▶ **What this task involves**: Leave out any pictures and transcribe all other data below exactly.

[Records from a collection]
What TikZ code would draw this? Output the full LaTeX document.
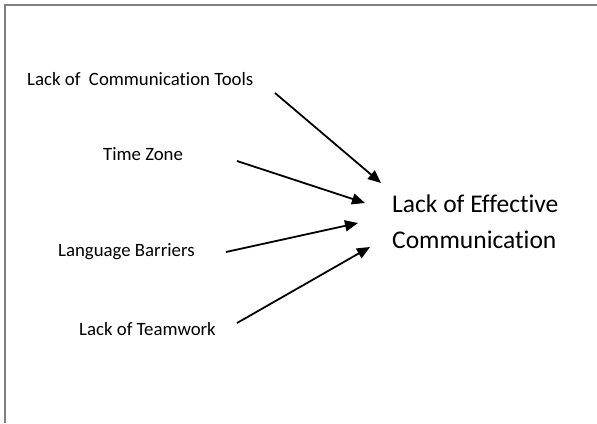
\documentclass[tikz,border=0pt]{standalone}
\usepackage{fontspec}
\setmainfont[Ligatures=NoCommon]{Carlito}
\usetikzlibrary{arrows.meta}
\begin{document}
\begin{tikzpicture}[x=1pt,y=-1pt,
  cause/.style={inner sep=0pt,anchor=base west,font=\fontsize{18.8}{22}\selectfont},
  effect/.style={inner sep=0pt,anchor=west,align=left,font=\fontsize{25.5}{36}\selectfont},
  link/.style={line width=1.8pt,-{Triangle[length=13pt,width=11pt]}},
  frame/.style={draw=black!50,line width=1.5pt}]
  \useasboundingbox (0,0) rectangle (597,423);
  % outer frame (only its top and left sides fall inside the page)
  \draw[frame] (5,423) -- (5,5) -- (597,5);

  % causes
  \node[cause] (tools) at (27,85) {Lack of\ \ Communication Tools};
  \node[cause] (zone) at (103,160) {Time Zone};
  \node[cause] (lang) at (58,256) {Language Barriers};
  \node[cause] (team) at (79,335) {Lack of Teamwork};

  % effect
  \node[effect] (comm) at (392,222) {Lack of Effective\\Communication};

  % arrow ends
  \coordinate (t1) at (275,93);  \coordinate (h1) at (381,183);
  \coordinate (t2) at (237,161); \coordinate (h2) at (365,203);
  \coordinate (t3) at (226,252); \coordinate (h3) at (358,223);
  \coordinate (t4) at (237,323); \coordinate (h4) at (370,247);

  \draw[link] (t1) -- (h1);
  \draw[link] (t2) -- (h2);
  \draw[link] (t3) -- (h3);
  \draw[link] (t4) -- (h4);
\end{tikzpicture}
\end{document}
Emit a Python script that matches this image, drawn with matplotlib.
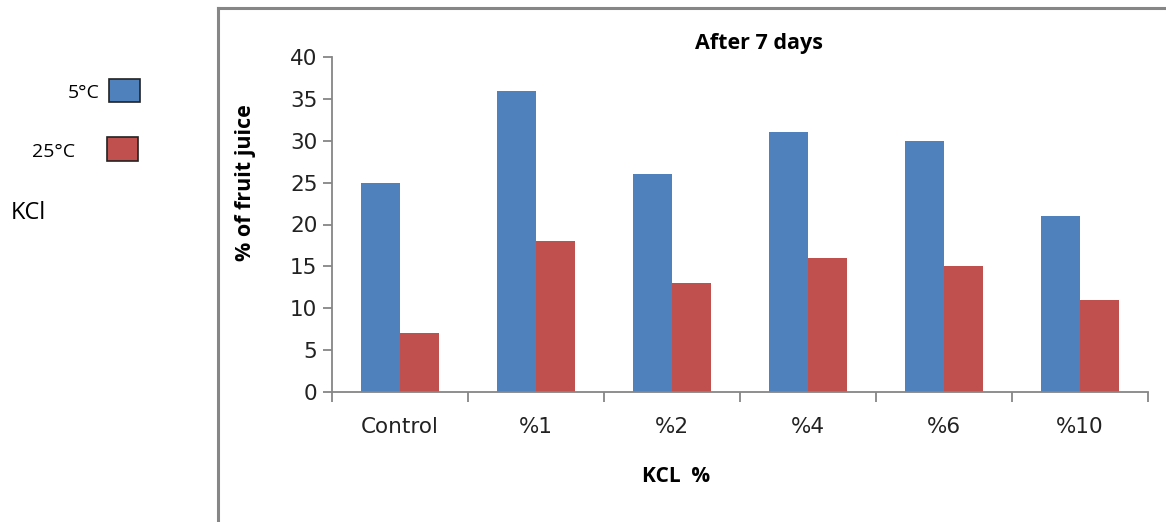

▶ **Finished task**:
What TikZ code would draw this? Output the full LaTeX document.
\documentclass[tikz,border=0pt]{standalone}
\usepackage{fontspec}
\setmainfont[Ligatures=NoCommon]{Carlito}
\usetikzlibrary{arrows.meta}
\begin{document}
\begin{tikzpicture}[x=1pt,y=-1pt,
  cause/.style={inner sep=0pt,anchor=base west,font=\fontsize{18.8}{22}\selectfont},
  effect/.style={inner sep=0pt,anchor=west,align=left,font=\fontsize{25.5}{36}\selectfont},
  link/.style={line width=1.8pt,-{Triangle[length=13pt,width=11pt]}},
  frame/.style={draw=black!50,line width=1.5pt}]
  \useasboundingbox (0,0) rectangle (597,423);
  % outer frame (only its top and left sides fall inside the page)
  \draw[frame] (5,423) -- (5,5) -- (597,5);

  % causes
  \node[cause] (tools) at (27,85) {Lack of\ \ Communication Tools};
  \node[cause] (zone) at (103,160) {Time Zone};
  \node[cause] (lang) at (58,256) {Language Barriers};
  \node[cause] (team) at (79,335) {Lack of Teamwork};

  % effect
  \node[effect] (comm) at (392,222) {Lack of Effective\\Communication};

  % arrow ends
  \coordinate (t1) at (275,93);  \coordinate (h1) at (381,183);
  \coordinate (t2) at (237,161); \coordinate (h2) at (365,203);
  \coordinate (t3) at (226,252); \coordinate (h3) at (358,223);
  \coordinate (t4) at (237,323); \coordinate (h4) at (370,247);

  \draw[link] (t1) -- (h1);
  \draw[link] (t2) -- (h2);
  \draw[link] (t3) -- (h3);
  \draw[link] (t4) -- (h4);
\end{tikzpicture}
\end{document}
Emit a Python script that matches this image, drawn with matplotlib.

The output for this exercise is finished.